Stated problem ▸
Nothing in the data should change when you return it, but leave the pictures out.

Information supplied ▸
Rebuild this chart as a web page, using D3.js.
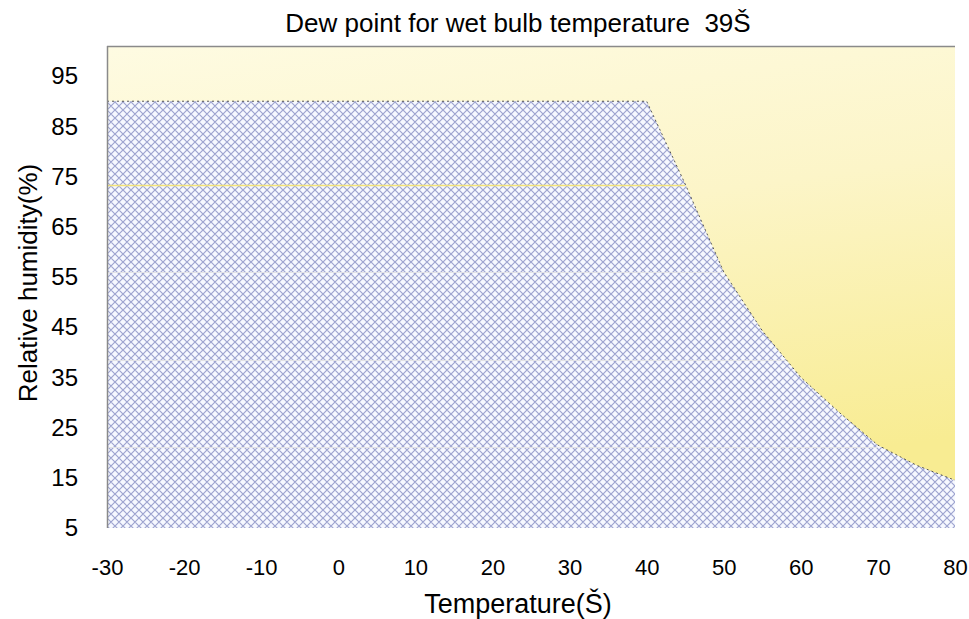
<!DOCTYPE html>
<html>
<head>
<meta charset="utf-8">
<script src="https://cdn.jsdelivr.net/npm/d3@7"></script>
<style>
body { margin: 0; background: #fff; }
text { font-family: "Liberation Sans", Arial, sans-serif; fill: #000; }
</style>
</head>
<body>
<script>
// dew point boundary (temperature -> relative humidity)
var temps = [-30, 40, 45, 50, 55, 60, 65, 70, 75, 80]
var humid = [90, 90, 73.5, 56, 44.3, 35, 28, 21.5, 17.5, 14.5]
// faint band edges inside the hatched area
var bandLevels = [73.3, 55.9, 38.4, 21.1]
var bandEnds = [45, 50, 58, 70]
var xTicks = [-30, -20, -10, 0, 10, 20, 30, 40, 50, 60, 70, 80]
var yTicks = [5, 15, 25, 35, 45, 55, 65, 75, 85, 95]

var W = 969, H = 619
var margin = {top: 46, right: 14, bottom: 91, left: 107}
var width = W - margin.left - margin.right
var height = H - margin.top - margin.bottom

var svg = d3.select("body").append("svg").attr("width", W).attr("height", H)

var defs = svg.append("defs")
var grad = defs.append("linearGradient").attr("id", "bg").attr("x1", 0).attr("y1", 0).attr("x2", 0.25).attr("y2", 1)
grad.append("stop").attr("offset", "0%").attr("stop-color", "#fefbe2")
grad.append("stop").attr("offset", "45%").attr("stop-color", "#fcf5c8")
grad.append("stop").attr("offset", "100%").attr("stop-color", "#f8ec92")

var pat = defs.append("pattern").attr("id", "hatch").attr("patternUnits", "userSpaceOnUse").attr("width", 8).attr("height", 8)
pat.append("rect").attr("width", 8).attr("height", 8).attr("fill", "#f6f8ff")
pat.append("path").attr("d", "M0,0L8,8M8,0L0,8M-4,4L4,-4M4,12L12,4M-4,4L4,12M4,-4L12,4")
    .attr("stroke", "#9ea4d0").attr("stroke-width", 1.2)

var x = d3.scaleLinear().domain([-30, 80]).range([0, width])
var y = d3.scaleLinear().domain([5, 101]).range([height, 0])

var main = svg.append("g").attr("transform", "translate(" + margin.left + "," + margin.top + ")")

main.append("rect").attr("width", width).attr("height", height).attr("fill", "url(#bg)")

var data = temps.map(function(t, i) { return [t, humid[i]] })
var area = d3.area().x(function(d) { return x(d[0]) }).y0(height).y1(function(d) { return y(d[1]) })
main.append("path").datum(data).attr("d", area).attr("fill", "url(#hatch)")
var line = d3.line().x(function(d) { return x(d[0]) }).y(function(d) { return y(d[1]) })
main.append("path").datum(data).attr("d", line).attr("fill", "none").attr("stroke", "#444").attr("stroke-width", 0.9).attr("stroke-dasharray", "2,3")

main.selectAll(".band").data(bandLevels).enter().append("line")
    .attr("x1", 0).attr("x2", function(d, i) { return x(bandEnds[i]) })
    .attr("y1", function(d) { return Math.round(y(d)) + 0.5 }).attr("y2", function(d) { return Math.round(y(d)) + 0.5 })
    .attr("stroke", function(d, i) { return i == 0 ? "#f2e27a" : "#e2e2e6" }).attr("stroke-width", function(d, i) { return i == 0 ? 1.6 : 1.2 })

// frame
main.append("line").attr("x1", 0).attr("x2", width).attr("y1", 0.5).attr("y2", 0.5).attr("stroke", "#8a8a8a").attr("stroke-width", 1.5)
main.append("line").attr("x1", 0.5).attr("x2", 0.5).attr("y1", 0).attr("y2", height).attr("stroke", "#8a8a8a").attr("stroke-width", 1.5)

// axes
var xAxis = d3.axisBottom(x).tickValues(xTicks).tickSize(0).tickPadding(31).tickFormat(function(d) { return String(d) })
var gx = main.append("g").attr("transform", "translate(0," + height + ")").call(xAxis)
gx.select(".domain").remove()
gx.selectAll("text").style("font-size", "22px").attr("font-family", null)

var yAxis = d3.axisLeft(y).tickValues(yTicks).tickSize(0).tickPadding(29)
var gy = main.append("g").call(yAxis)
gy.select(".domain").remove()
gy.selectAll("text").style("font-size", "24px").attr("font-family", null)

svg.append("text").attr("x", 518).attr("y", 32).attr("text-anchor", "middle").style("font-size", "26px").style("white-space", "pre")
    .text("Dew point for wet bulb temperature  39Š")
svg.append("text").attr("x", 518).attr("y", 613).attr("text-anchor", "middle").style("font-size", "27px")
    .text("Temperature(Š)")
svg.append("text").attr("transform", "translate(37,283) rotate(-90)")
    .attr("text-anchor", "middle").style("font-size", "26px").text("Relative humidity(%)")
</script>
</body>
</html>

Expected answer ▸
Rebuild this chart as a web page, using D3.js.
<!DOCTYPE html>
<html>
<head>
<meta charset="utf-8">
<script src="https://cdn.jsdelivr.net/npm/d3@7"></script>
<style>
body { margin: 0; background: #fff; }
text { font-family: "Liberation Sans", Arial, sans-serif; fill: #000; }
</style>
</head>
<body>
<script>
// dew point boundary (temperature -> relative humidity)
var temps = [-30, 40, 45, 50, 55, 60, 65, 70, 75, 80]
var humid = [90, 90, 73.5, 56, 44.3, 35, 28, 21.5, 17.5, 14.5]
// faint band edges inside the hatched area
var bandLevels = [73.3, 55.9, 38.4, 21.1]
var bandEnds = [45, 50, 58, 70]
var xTicks = [-30, -20, -10, 0, 10, 20, 30, 40, 50, 60, 70, 80]
var yTicks = [5, 15, 25, 35, 45, 55, 65, 75, 85, 95]

var W = 969, H = 619
var margin = {top: 46, right: 14, bottom: 91, left: 107}
var width = W - margin.left - margin.right
var height = H - margin.top - margin.bottom

var svg = d3.select("body").append("svg").attr("width", W).attr("height", H)

var defs = svg.append("defs")
var grad = defs.append("linearGradient").attr("id", "bg").attr("x1", 0).attr("y1", 0).attr("x2", 0.25).attr("y2", 1)
grad.append("stop").attr("offset", "0%").attr("stop-color", "#fefbe2")
grad.append("stop").attr("offset", "45%").attr("stop-color", "#fcf5c8")
grad.append("stop").attr("offset", "100%").attr("stop-color", "#f8ec92")

var pat = defs.append("pattern").attr("id", "hatch").attr("patternUnits", "userSpaceOnUse").attr("width", 8).attr("height", 8)
pat.append("rect").attr("width", 8).attr("height", 8).attr("fill", "#f6f8ff")
pat.append("path").attr("d", "M0,0L8,8M8,0L0,8M-4,4L4,-4M4,12L12,4M-4,4L4,12M4,-4L12,4")
    .attr("stroke", "#9ea4d0").attr("stroke-width", 1.2)

var x = d3.scaleLinear().domain([-30, 80]).range([0, width])
var y = d3.scaleLinear().domain([5, 101]).range([height, 0])

var main = svg.append("g").attr("transform", "translate(" + margin.left + "," + margin.top + ")")

main.append("rect").attr("width", width).attr("height", height).attr("fill", "url(#bg)")

var data = temps.map(function(t, i) { return [t, humid[i]] })
var area = d3.area().x(function(d) { return x(d[0]) }).y0(height).y1(function(d) { return y(d[1]) })
main.append("path").datum(data).attr("d", area).attr("fill", "url(#hatch)")
var line = d3.line().x(function(d) { return x(d[0]) }).y(function(d) { return y(d[1]) })
main.append("path").datum(data).attr("d", line).attr("fill", "none").attr("stroke", "#444").attr("stroke-width", 0.9).attr("stroke-dasharray", "2,3")

main.selectAll(".band").data(bandLevels).enter().append("line")
    .attr("x1", 0).attr("x2", function(d, i) { return x(bandEnds[i]) })
    .attr("y1", function(d) { return Math.round(y(d)) + 0.5 }).attr("y2", function(d) { return Math.round(y(d)) + 0.5 })
    .attr("stroke", function(d, i) { return i == 0 ? "#f2e27a" : "#e2e2e6" }).attr("stroke-width", function(d, i) { return i == 0 ? 1.6 : 1.2 })

// frame
main.append("line").attr("x1", 0).attr("x2", width).attr("y1", 0.5).attr("y2", 0.5).attr("stroke", "#8a8a8a").attr("stroke-width", 1.5)
main.append("line").attr("x1", 0.5).attr("x2", 0.5).attr("y1", 0).attr("y2", height).attr("stroke", "#8a8a8a").attr("stroke-width", 1.5)

// axes
var xAxis = d3.axisBottom(x).tickValues(xTicks).tickSize(0).tickPadding(31).tickFormat(function(d) { return String(d) })
var gx = main.append("g").attr("transform", "translate(0," + height + ")").call(xAxis)
gx.select(".domain").remove()
gx.selectAll("text").style("font-size", "22px").attr("font-family", null)

var yAxis = d3.axisLeft(y).tickValues(yTicks).tickSize(0).tickPadding(29)
var gy = main.append("g").call(yAxis)
gy.select(".domain").remove()
gy.selectAll("text").style("font-size", "24px").attr("font-family", null)

svg.append("text").attr("x", 518).attr("y", 32).attr("text-anchor", "middle").style("font-size", "26px").style("white-space", "pre")
    .text("Dew point for wet bulb temperature  39Š")
svg.append("text").attr("x", 518).attr("y", 613).attr("text-anchor", "middle").style("font-size", "27px")
    .text("Temperature(Š)")
svg.append("text").attr("transform", "translate(37,283) rotate(-90)")
    .attr("text-anchor", "middle").style("font-size", "26px").text("Relative humidity(%)")
</script>
</body>
</html>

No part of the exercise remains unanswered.